The Café de Paris was a famous bar on Via Veneto, one of the best known and most expensive streets in Rome, Italy. It was located at No. 90, close to the United States Embassy.[1] The bar was immortalised in 1960 in the movie La Dolce Vita by Italian filmmaker Federico Fellini, starring Anita Ekberg, Anouk Aimée and Marcello Mastroianni who played a "paparazzo" riding his Vespa in search of celebrities.[2] During the heady days in the 1960s, the café was one of the preferred watering holes of starlets, residual nobility, nouveau riche, and sultans.[3]
Incidents
On 16 September 1985, grenades were thrown at the outdoor tables outside the bar, wounding 38 people.[4] The Lebanese-born Palestinian, Ahmed Hossein Abu Sereya, was arrested and charged with the attack.[5][6][7] Sereya, identified as a member of the Abu Nidal Organization, was sentenced to 17 years in prison in 1987.[8]
In 2008, the Italian anti-fraud police announced that the bar had been taken over by 'Ndrangheta crime families from Calabria.[9][10] The bar was in the hands of the Alvaro 'Ndrangheta clan.
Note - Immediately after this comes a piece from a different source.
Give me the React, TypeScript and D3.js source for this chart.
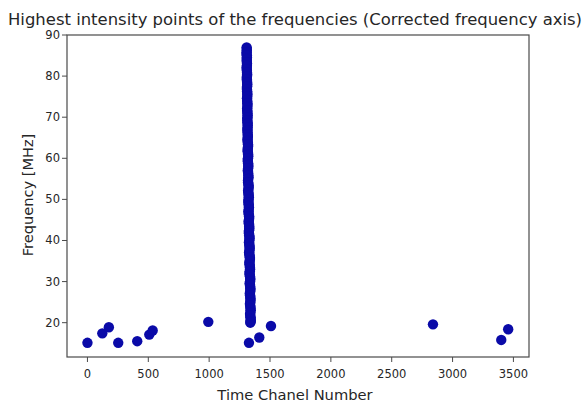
import React from "react";
import * as d3 from "d3";

const title = "Highest intensity points of the frequencies (Corrected frequency axis)";
const xLabel = "Time Chanel Number";
const yLabel = "Frequency [MHz]";
const xTicks = [0, 500, 1000, 1500, 2000, 2500, 3000, 3500];
const yTicks = [20, 30, 40, 50, 60, 70, 80, 90];

// scattered points
const scatterChannel = [0, 122, 176, 253, 409, 508, 536, 993, 1327, 1412, 1508, 2839, 3400, 3457];
const scatterFreq = [15.1, 17.4, 18.9, 15.1, 15.5, 17.1, 18.1, 20.2, 15.1, 16.4, 19.2, 19.6, 15.8, 18.4];

// dense column of points near channel ~1300-1345
const columnChannel = [
  1308, 1309, 1307, 1310, 1309, 1311, 1308, 1310, 1312, 1309, 1311, 1313, 1310, 1312, 1314, 1311,
  1313, 1315, 1312, 1314, 1316, 1313, 1315, 1317, 1314, 1316, 1318, 1315, 1318, 1320, 1316, 1319,
  1321, 1317, 1320, 1322, 1318, 1321, 1323, 1319, 1322, 1325, 1320, 1324, 1326, 1322, 1325, 1327,
  1323, 1326, 1329, 1324, 1328, 1330, 1326, 1329, 1332, 1327, 1331, 1333, 1328, 1332, 1335, 1330,
  1334, 1336, 1331, 1335, 1338, 1333, 1337, 1339, 1334, 1338, 1340, 1335, 1339, 1341, 1336, 1340,
  1342, 1338,
];
const columnFreq = [
  87, 86.2, 85.4, 84.6, 83.8, 83, 82.1, 81.3, 80.4, 79.6, 78.8, 78, 77.1, 76.3, 75.5, 74.6,
  73.8, 73, 72.1, 71.3, 70.5, 69.6, 68.8, 68, 67.1, 66.3, 65.4, 64.6, 63.8, 63, 62.1, 61.3,
  60.5, 59.6, 58.8, 58, 57.1, 56.3, 55.4, 54.6, 53.8, 53, 52.1, 51.3, 50.5, 49.6, 48.8, 48,
  47.1, 46.3, 45.5, 44.6, 43.8, 43, 42.1, 41.3, 40.5, 39.6, 38.8, 38, 37.1, 36.3, 35.5, 34.6,
  33.8, 33, 32.1, 31.3, 30.5, 29.6, 28.8, 28, 27.1, 26.3, 25.5, 24.6, 23.8, 23, 22.1, 21.3,
  20.5, 20,
];
const columnChannel2 = [
  1309, 1308, 1310, 1309, 1310, 1310, 1309, 1311, 1311, 1310,
  1312, 1312, 1311, 1313, 1313, 1312, 1314, 1314, 1313, 1315,
  1315, 1314, 1316, 1316, 1315, 1317, 1317, 1316, 1319, 1318,
  1317, 1320, 1319, 1318, 1321, 1320, 1319, 1322, 1321, 1320,
  1324, 1323, 1322, 1325, 1324, 1323, 1326, 1325, 1324, 1328,
  1327, 1326, 1329, 1328, 1327, 1331, 1330, 1329, 1332, 1331,
  1330, 1334, 1333, 1332, 1335, 1334, 1333, 1337, 1336, 1335,
  1338, 1337, 1336, 1339, 1338, 1337, 1340, 1339, 1338, 1341,
  1340,
];
const columnFreq2 = [
  86.6, 85.8, 85, 84.2, 83.4, 82.5, 81.7, 80.8, 80, 79.2,
  78.4, 77.5, 76.7, 75.9, 75, 74.2, 73.4, 72.5, 71.7, 70.9,
  70, 69.2, 68.4, 67.5, 66.7, 65.8, 65, 64.2, 63.4, 62.5,
  61.7, 60.9, 60, 59.2, 58.4, 57.5, 56.7, 55.8, 55, 54.2,
  53.4, 52.5, 51.7, 50.9, 50, 49.2, 48.4, 47.5, 46.7, 45.9,
  45, 44.2, 43.4, 42.5, 41.7, 40.9, 40, 39.2, 38.4, 37.5,
  36.7, 35.9, 35, 34.2, 33.4, 32.5, 31.7, 30.9, 30, 29.2,
  28.4, 27.5, 26.7, 25.9, 25, 24.2, 23.4, 22.5, 21.7, 20.9,
  20.2,
];

const W = 588;
const H = 405;
const left = 67;
const right = 529;
const top = 35;
const bottom = 357;

export default function App() {
  const x = d3.scaleLinear().domain([-168, 3628]).range([left, right]);
  const y = d3.scaleLinear().domain([11.65, 90]).range([bottom, top]);

  const points: [number, number][] = [];
  columnChannel.forEach((c, i) => points.push([c, columnFreq[i]]));
  columnChannel2.forEach((c, i) => points.push([c, columnFreq2[i]]));
  scatterChannel.forEach((c, i) => points.push([c, scatterFreq[i]]));

  const font = "DejaVu Sans, sans-serif";
  const textColor = "#262626";
  const markColor = "#0a0aa8";

  return (
    <svg
      width={W}
      height={H}
      style={{ position: "absolute", left: 0, top: 0, background: "#fff" }}
      fontFamily={font}
    >
      <rect x={0} y={0} width={W} height={H} fill="#fff" />
      <text
        x={295}
        y={25}
        textAnchor="middle"
        fontSize={16}
        fill={textColor}
        textLength={574}
        lengthAdjust="spacingAndGlyphs"
      >
        {title}
      </text>
      {points.map(([c, f], i) => (
        <circle key={i} cx={x(c)} cy={y(f)} r={5.2} fill={markColor} />
      ))}
      <rect
        x={left}
        y={top}
        width={right - left}
        height={bottom - top}
        fill="none"
        stroke="#4a4a4a"
        strokeWidth={1.2}
      />
      {xTicks.map((t) => (
        <g key={"x" + t}>
          <line x1={x(t)} x2={x(t)} y1={bottom} y2={bottom + 5} stroke="#4a4a4a" strokeWidth={1} />
          <text x={x(t)} y={378} textAnchor="middle" fontSize={11.5} fill={textColor}>
            {t}
          </text>
        </g>
      ))}
      {yTicks.map((t) => (
        <g key={"y" + t}>
          <line x1={left - 5} x2={left} y1={y(t)} y2={y(t)} stroke="#4a4a4a" strokeWidth={1} />
          <text x={60} y={y(t) + 4} textAnchor="end" fontSize={11.5} fill={textColor}>
            {t}
          </text>
        </g>
      ))}
      <text x={295} y={400} textAnchor="middle" fontSize={14.7} fill={textColor}>
        {xLabel}
      </text>
      <text
        transform={`translate(33,195) rotate(-90)`}
        textAnchor="middle"
        fontSize={14.6}
        fill={textColor}
      >
        {yLabel}
      </text>
    </svg>
  );
}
Antimafia judges from Reggio Calabria seized the premises in July 2009.[11]
The bar re-opened in November 2011 and was managed by the National Agency for the Administration and Allocation of Confiscated Properties (Agenzia nazionale per l'amministrazione e la destinazione dei beni confiscati). It sold products produced by one of Italy's leading anti-Mafia groups Libera, which ran cooperative farms on lands confiscated from the Mafia and other Italian organized crime groups. "The new administrators wanted the cafe to offer products that are not only good but just", said Father Luigi Ciotti the president of Libera.[3][12]